• **WHAT YOU HAVE TO DO**: Only the lines from the one containing "Generate a LaTeX" through the one containing "(6,531) -- (292,531);" should be output, both ends included and exactly as they appear, minus any pictures.

• **RECORDED DATA**:
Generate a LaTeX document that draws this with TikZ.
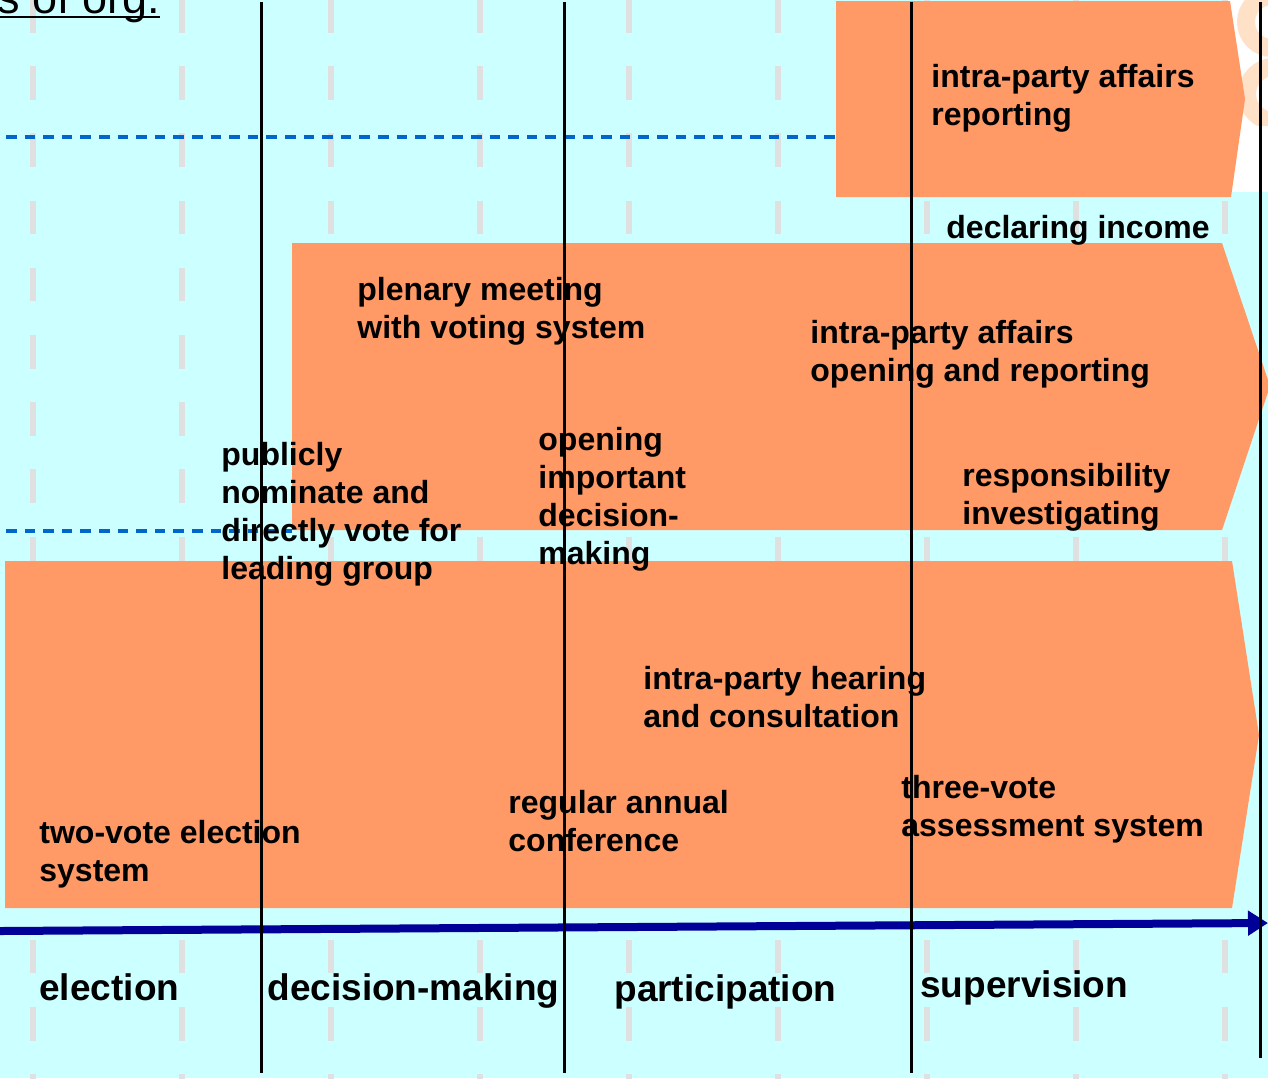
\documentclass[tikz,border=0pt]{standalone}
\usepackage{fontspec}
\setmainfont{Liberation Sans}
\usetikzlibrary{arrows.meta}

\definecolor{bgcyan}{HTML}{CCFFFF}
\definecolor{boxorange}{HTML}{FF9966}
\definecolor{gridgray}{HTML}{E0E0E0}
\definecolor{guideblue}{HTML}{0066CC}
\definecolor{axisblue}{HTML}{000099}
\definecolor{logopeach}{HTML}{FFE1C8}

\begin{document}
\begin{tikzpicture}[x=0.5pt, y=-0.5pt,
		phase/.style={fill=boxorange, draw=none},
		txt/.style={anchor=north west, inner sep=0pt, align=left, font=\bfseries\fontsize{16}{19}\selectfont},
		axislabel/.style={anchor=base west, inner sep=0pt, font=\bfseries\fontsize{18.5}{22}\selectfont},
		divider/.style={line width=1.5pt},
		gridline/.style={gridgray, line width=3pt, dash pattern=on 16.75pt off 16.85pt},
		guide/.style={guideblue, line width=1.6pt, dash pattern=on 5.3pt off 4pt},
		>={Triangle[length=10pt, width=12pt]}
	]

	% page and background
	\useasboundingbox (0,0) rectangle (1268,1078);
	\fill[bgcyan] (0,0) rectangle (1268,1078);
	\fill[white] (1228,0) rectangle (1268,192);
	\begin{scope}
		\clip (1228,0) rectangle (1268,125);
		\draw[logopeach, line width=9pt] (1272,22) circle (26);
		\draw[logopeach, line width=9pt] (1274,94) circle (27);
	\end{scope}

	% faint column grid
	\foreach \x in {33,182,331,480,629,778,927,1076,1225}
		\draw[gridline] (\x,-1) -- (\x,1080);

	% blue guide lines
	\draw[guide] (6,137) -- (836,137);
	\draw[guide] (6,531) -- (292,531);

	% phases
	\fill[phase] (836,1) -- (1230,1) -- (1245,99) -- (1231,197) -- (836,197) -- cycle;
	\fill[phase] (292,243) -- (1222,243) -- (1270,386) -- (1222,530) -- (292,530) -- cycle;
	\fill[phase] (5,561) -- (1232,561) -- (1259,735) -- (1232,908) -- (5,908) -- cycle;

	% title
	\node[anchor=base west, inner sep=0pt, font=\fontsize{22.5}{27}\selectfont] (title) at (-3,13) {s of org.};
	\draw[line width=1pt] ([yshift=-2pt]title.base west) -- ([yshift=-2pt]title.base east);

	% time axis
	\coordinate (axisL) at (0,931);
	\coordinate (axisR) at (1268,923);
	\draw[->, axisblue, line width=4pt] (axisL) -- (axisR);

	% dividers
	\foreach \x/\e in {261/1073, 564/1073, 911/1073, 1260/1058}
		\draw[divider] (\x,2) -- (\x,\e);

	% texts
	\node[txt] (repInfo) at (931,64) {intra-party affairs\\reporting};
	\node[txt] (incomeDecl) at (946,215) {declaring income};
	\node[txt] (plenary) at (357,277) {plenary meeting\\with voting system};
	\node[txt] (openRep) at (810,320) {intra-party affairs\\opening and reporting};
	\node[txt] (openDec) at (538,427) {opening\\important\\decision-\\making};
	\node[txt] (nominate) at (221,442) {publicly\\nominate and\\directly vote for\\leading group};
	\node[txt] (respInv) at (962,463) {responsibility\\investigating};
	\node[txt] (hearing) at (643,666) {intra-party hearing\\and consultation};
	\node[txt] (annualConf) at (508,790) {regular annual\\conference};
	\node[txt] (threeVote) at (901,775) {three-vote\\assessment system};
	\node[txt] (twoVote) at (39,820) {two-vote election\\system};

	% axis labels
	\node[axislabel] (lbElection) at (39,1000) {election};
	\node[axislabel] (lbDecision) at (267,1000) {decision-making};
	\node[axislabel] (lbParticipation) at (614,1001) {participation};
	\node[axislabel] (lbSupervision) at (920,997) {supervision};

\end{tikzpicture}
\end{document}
==
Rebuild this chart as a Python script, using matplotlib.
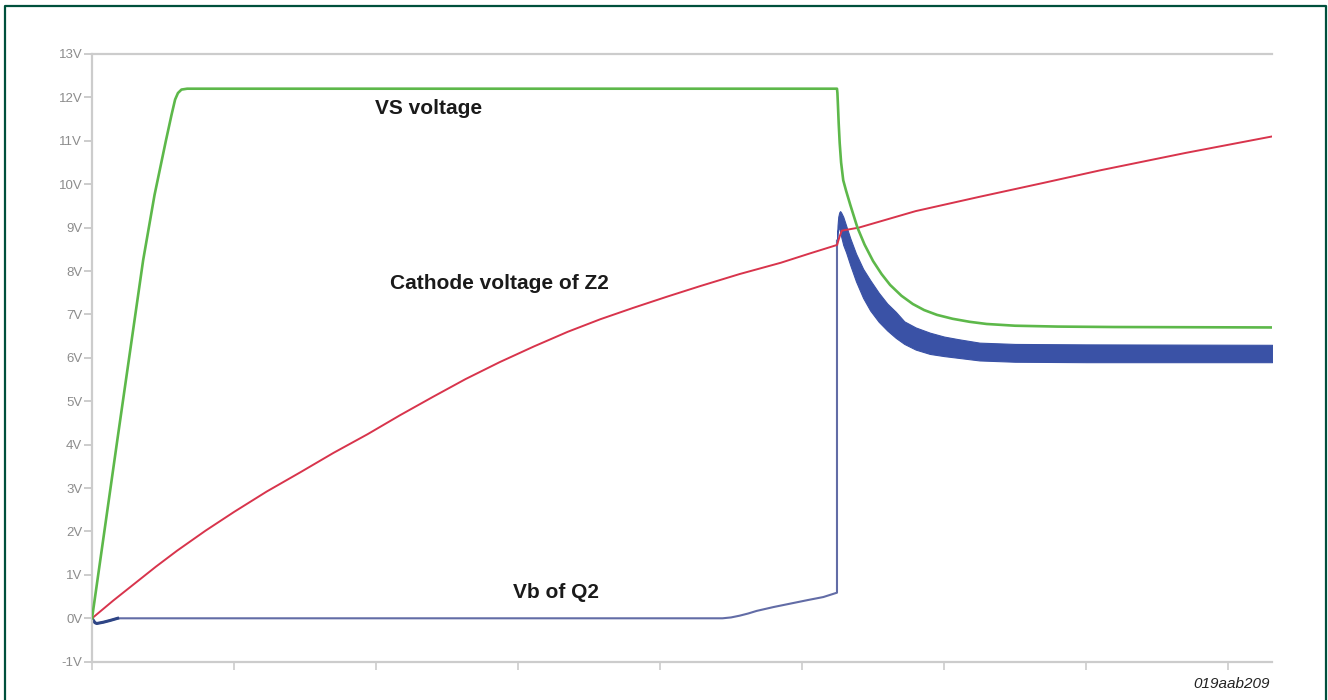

• **EXERCISE RESULT**:
Generate a LaTeX document that draws this with TikZ.
\documentclass[tikz,border=0pt]{standalone}
\usepackage{fontspec}
\setmainfont{Liberation Sans}
\usetikzlibrary{arrows.meta}

\definecolor{bgcyan}{HTML}{CCFFFF}
\definecolor{boxorange}{HTML}{FF9966}
\definecolor{gridgray}{HTML}{E0E0E0}
\definecolor{guideblue}{HTML}{0066CC}
\definecolor{axisblue}{HTML}{000099}
\definecolor{logopeach}{HTML}{FFE1C8}

\begin{document}
\begin{tikzpicture}[x=0.5pt, y=-0.5pt,
		phase/.style={fill=boxorange, draw=none},
		txt/.style={anchor=north west, inner sep=0pt, align=left, font=\bfseries\fontsize{16}{19}\selectfont},
		axislabel/.style={anchor=base west, inner sep=0pt, font=\bfseries\fontsize{18.5}{22}\selectfont},
		divider/.style={line width=1.5pt},
		gridline/.style={gridgray, line width=3pt, dash pattern=on 16.75pt off 16.85pt},
		guide/.style={guideblue, line width=1.6pt, dash pattern=on 5.3pt off 4pt},
		>={Triangle[length=10pt, width=12pt]}
	]

	% page and background
	\useasboundingbox (0,0) rectangle (1268,1078);
	\fill[bgcyan] (0,0) rectangle (1268,1078);
	\fill[white] (1228,0) rectangle (1268,192);
	\begin{scope}
		\clip (1228,0) rectangle (1268,125);
		\draw[logopeach, line width=9pt] (1272,22) circle (26);
		\draw[logopeach, line width=9pt] (1274,94) circle (27);
	\end{scope}

	% faint column grid
	\foreach \x in {33,182,331,480,629,778,927,1076,1225}
		\draw[gridline] (\x,-1) -- (\x,1080);

	% blue guide lines
	\draw[guide] (6,137) -- (836,137);
	\draw[guide] (6,531) -- (292,531);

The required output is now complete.